マクドナルド騎手がシドニーでのザ・チャンピオンシップス開催の初日を欠席するため、ライアン・ムーア騎手が代わりにランドウィック競馬場で騎乗する。
G1・T Jスミスステークス(1200m)ではクールモアのスイッツァランドに、G1・ATCサイアーズプロデュースステークス(1400m)ではウォートンに騎乗することになり、これは大陸を跨いだイス取りゲームのようだ。
一方で、マクドナルド騎手はムーア騎手の代役として、エイダン・オブライエン調教師のコンティニュアスでG2・ドバイゴールドカップ(3200m)に騎乗することになる。
しかし、クールモアのもう1頭の出走馬でアルクオーツスプリント出走予定のビリーヴィングはハウディープイズユアラブの先約があるため騎乗しない予定だ。

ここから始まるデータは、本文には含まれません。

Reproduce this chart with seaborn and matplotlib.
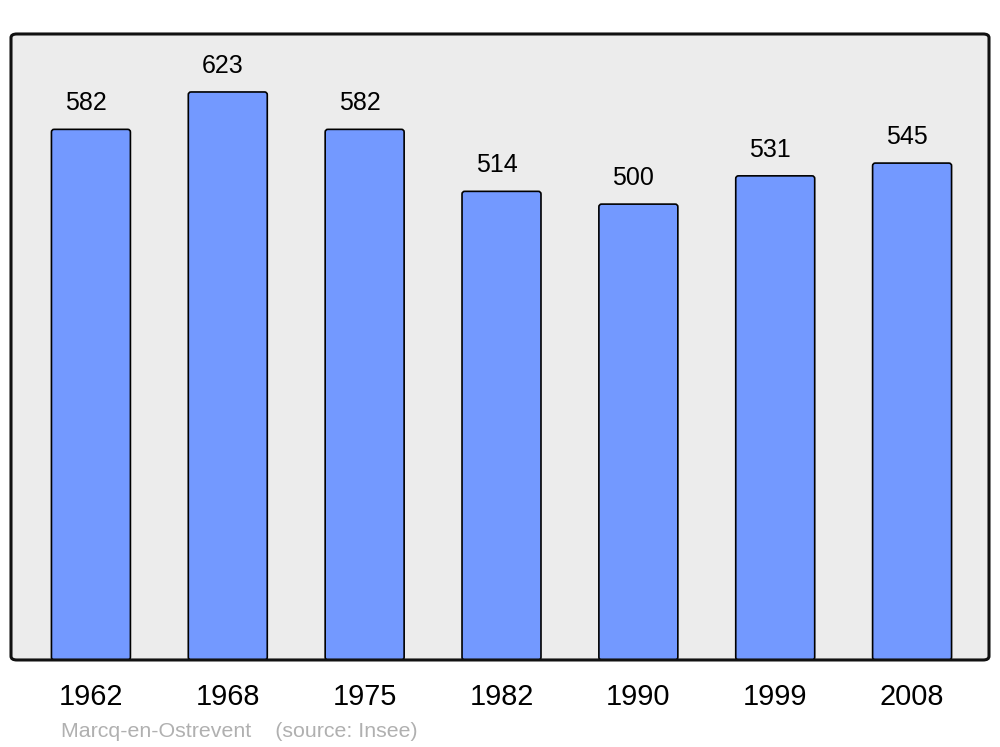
import matplotlib
matplotlib.use("Agg")
import matplotlib.pyplot as plt
import seaborn as sns
import pandas as pd
from matplotlib.patches import FancyBboxPatch

# donnees population
annees = ["1962", "1968", "1975", "1982", "1990", "1999", "2008"]
population = [582, 623, 582, 514, 500, 531, 545]
source = "Marcq-en-Ostrevent    (source: Insee)"

df = pd.DataFrame({"annee": annees, "pop": population})

sns.set_style("white")
plt.rcParams['font.family'] = ['Liberation Sans', 'DejaVu Sans']

fig = plt.figure(figsize=(10, 7.47), dpi=100)
ax = fig.add_axes([0.011, 0.1165, 0.978, 0.838])
ax.set_facecolor("#ececec")

sns.barplot(data=df, x="annee", y="pop", color="#7399ff", saturation=1,
            width=0.577, edgecolor="black", linewidth=1.2, ax=ax)

ax.set_xlim(-0.584, 6.562)
ax.set_ylim(0, 686.6)
ax.set_xlabel("")
ax.set_ylabel("")
ax.set_yticks([])
ax.tick_params(axis="x", length=0, pad=16.6, labelsize=20.8, colors="black")

for c in ax.containers:
    labels = ax.bar_label(c, padding=10, fontsize=18, color="black")
    for t in labels:
        t.xyann = (-3.6, 10)

# coins arrondis des barres
aspect = (686.6 / 626) / (7.146 / 978)
for p in list(ax.patches):
    x0, y0 = p.get_x(), p.get_y()
    w, h = p.get_width(), p.get_height()
    p.set_visible(False)
    ax.add_patch(FancyBboxPatch((x0, y0), w, h, boxstyle="round,pad=0,rounding_size=0.02",
                                mutation_aspect=aspect, facecolor="#7399ff",
                                edgecolor="black", linewidth=1.2, zorder=3))

# cadre arrondi
for s in ax.spines.values():
    s.set_visible(False)
cadre = FancyBboxPatch((0, 0), 1, 1, boxstyle="round,pad=0,rounding_size=0.006",
                       transform=ax.transAxes, facecolor="none",
                       edgecolor="#111111", linewidth=2.2, clip_on=False, zorder=5)
ax.add_patch(cadre)

fig.text(0.061, 0.008, source, fontsize=15.4, color="#b0b0b0", ha="left", va="bottom")

plt.savefig("out.png", dpi=100)
plt.close()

「クールモアのコンティニュアスに騎乗するのは素晴らしい機会です。こんな馬に騎乗できるのは本当に嬉しいことです。彼はG1の勝ち馬で、ベストの状態なら十分に能力を発揮できる馬です。エイダンの馬にはあまり騎乗したことがありませんが、数年前のメルボルンカップで一度騎乗したことがあります。また騎乗できるのが楽しみです」
(訳者注:コンティニュアスは後にマクモナグル騎手へと鞍上が変更)
ドバイでの騎乗を終えた後、マクドナルド騎手はシドニーに戻る。ザ・チャンピオンシップス2日目では、G1・クイーンエリザベスステークス(2000m)に出走予定のヴィアシスティーナに騎乗する。